### WRITTEN TASK
Read the listing and extract each line that includes the word "this".

[Entries with chart source code]
┌──
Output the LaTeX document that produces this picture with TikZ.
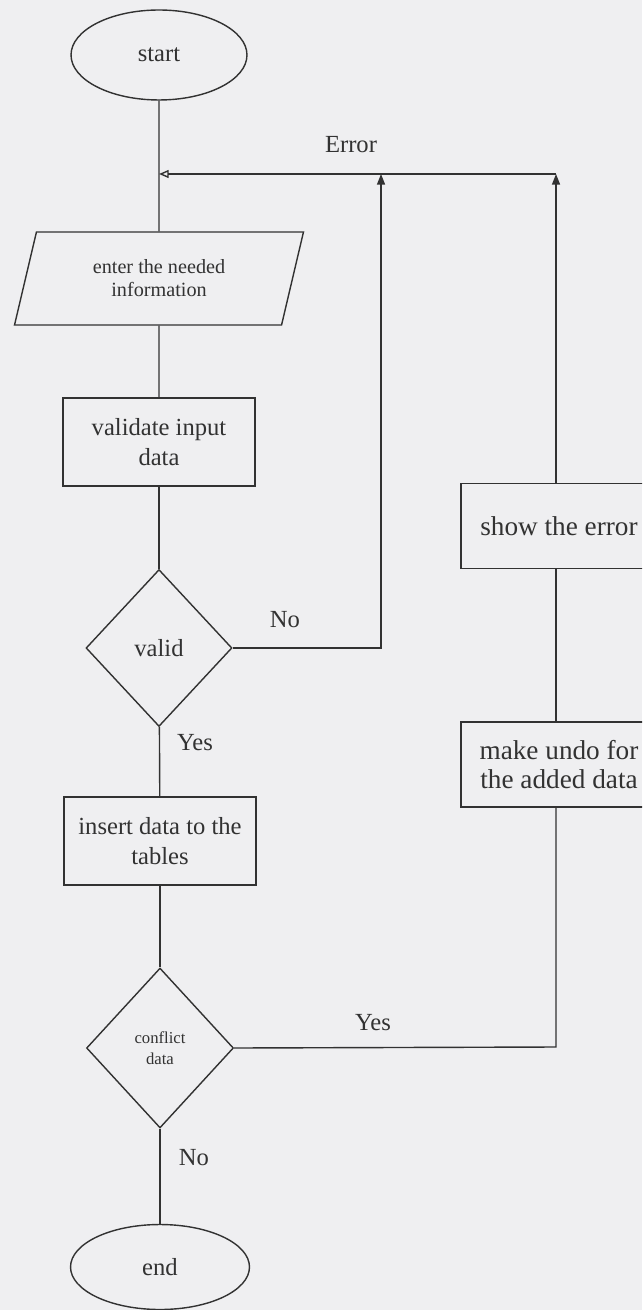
\documentclass[tikz,border=0pt]{standalone}
\usepackage{fontspec}
\setmainfont{Liberation Serif}
\usetikzlibrary{shapes.geometric,arrows.meta}
\definecolor{bg}{RGB}{239,239,241}
\definecolor{ink}{RGB}{50,50,50}
\begin{document}
\begin{tikzpicture}[x=0.02cm,y=-0.02cm,
  lw/.style={draw=ink,line width=0.8pt},
  mainfont/.style={font=\fontsize{14}{17}\selectfont},
  term/.style={ellipse,lw,inner sep=0pt,mainfont,text=ink},
  procbox/.style={rectangle,lw,inner sep=0pt,align=center,mainfont,text=ink,minimum width=3.84cm,minimum height=1.76cm},
  sidebox/.style={rectangle,lw,inner sep=0pt,align=center,text=ink,font=\fontsize{15.5}{16}\selectfont,minimum width=3.92cm,minimum height=1.70cm},
  decide/.style={diamond,lw,inner sep=0pt,align=center,text=ink},
  iobox/.style={trapezium,trapezium left angle=59.4,trapezium right angle=120.6,trapezium stretches body,lw,inner sep=0pt,align=center,text=ink,minimum width=5.78cm,minimum height=1.86cm,font=\fontsize{11.5}{13}\selectfont},
  lbl/.style={inner sep=0pt,mainfont,text=ink},
  uptip/.style={-{Triangle[length=6pt,width=4.5pt]}},
  opentip/.style={-{Triangle[open,length=5.5pt,width=4.5pt]}}
]
\useasboundingbox (0,0) rectangle (642,1310);
\clip (0,0) rectangle (642,1310);
\fill[bg] (0,0) rectangle (642,1310);

% main column
\node[term,minimum width=3.52cm,minimum height=1.8cm] (start) at (159,55) {start};
\node[iobox] (inp) at (159,278.5) {enter the needed\\information};
\node[procbox] (val) at (159,442) {validate input\\data};
\node[decide,mainfont,minimum width=2.92cm,minimum height=3.14cm] (valid) at (159,648) {valid};
\node[procbox] (ins) at (160,841) {insert data to the\\tables};
\node[decide,font=\fontsize{9.5}{12}\selectfont,minimum width=2.94cm,minimum height=3.2cm] (conf) at (160,1048) {conflict\\data};
\node[term,minimum width=3.58cm,minimum height=1.7cm] (end) at (160,1267) {end};

% right column
\node[sidebox] (show) at (559,526) {show the error};
\node[sidebox] (undo) at (559,764.5) {make undo for\\the added data};

% helper coordinates
\coordinate (eR) at (556,174);
\coordinate (eL) at (381,174);
\coordinate (cR) at (556,1047);

% main flow
\draw[lw] (start) -- (inp);
\draw[lw] (inp) -- (val);
\draw[lw] (val) -- (valid);
\draw[lw] (valid) -- (ins);
\draw[lw] (ins) -- (conf);
\draw[lw] (conf) -- (end);

% No loop from valid
\draw[lw,uptip] (valid.east) -- (valid.east -| eL) -- (eL);
% Yes loop from conflict
\draw[lw] (conf.east) -- (cR) -- (cR |- undo.south);
\draw[lw] (undo.north -| cR) -- (cR |- show.south);
\draw[lw,uptip] (show.north -| cR) -- (eR);
% error line back to main column
\draw[lw,opentip] (eR) -- (start |- eR);

% labels
\node[lbl] (lerr) at (351,145) {Error};
\node[lbl] (lno1) at (285,620) {No};
\node[lbl] (lyes1) at (195,743) {Yes};
\node[lbl] (lyes2) at (373,1023) {Yes};
\node[lbl] (lno2) at (194,1158) {No};
\end{tikzpicture}
\end{document}
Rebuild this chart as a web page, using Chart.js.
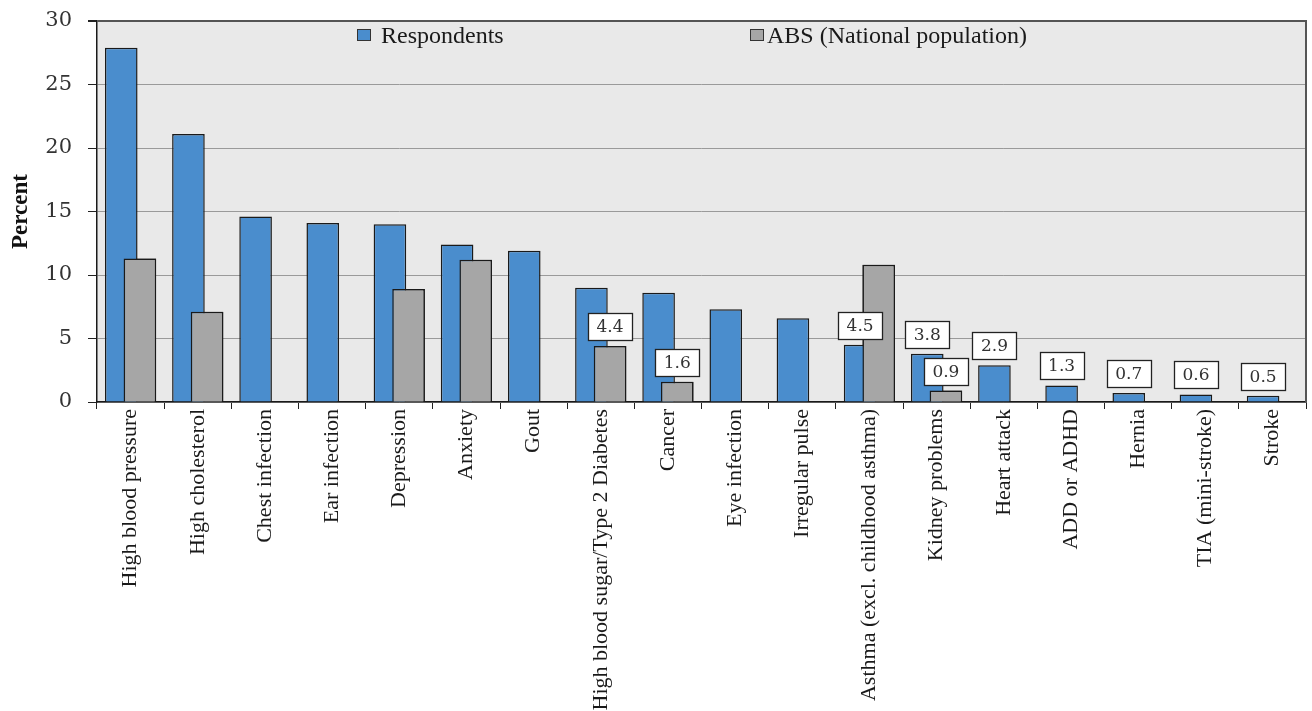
└──
### TASK RESULT
Output the LaTeX document that produces this picture with TikZ.
Rebuild this chart as a web page, using Chart.js.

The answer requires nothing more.